The moduli space of stable quotients

TL;DR

This paper introduces a new moduli space of stable quotients for sheaves on curves, providing compactifications, relations in tautological rings, and connections to Gromov-Witten theory and Calabi-Yau geometries.

Contribution

It constructs the moduli space of stable quotients, proves its properties, and relates it to Gromov-Witten invariants and classical geometric spaces.

Findings

Provides a compactification of the moduli of maps from genus 1 curves.

Establishes a virtual class and descendent invariants matching Gromov-Witten theory.
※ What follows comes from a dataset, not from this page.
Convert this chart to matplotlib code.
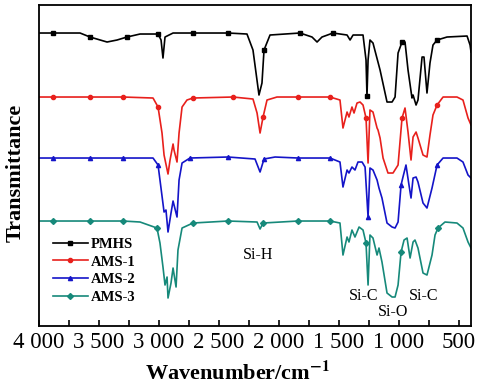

Calculates the conifold invariants aligning with stable maps.

Abstract

A moduli space of stable quotients of the rank n trivial sheaf on stable curves is introduced. Over nonsingular curves, the moduli space is Grothendieck's Quot scheme. Over nodal curves, a relative construction is made to keep the torsion of the quotient away from the singularities. New compactifications of classical spaces arise naturally: a nonsingular and irreducible compactification of the moduli of maps from genus 1 curves to projective space is obtained. Localization on the moduli of stable quotients leads to new relations in the tautological ring generalizing Brill-Noether constructions. The moduli space of stable quotients is proven to carry a canonical 2-term obstruction theory and thus a virtual class. The resulting system of descendent invariants is proven to equal the Gromov-Witten theory of the Grassmannian in all genera. Stable quotients can also be used to study Calabi-Yau geometries. The conifold is calculated to agree with stable maps. Several questions about the behavior of stable quotients for arbitrary targets are raised.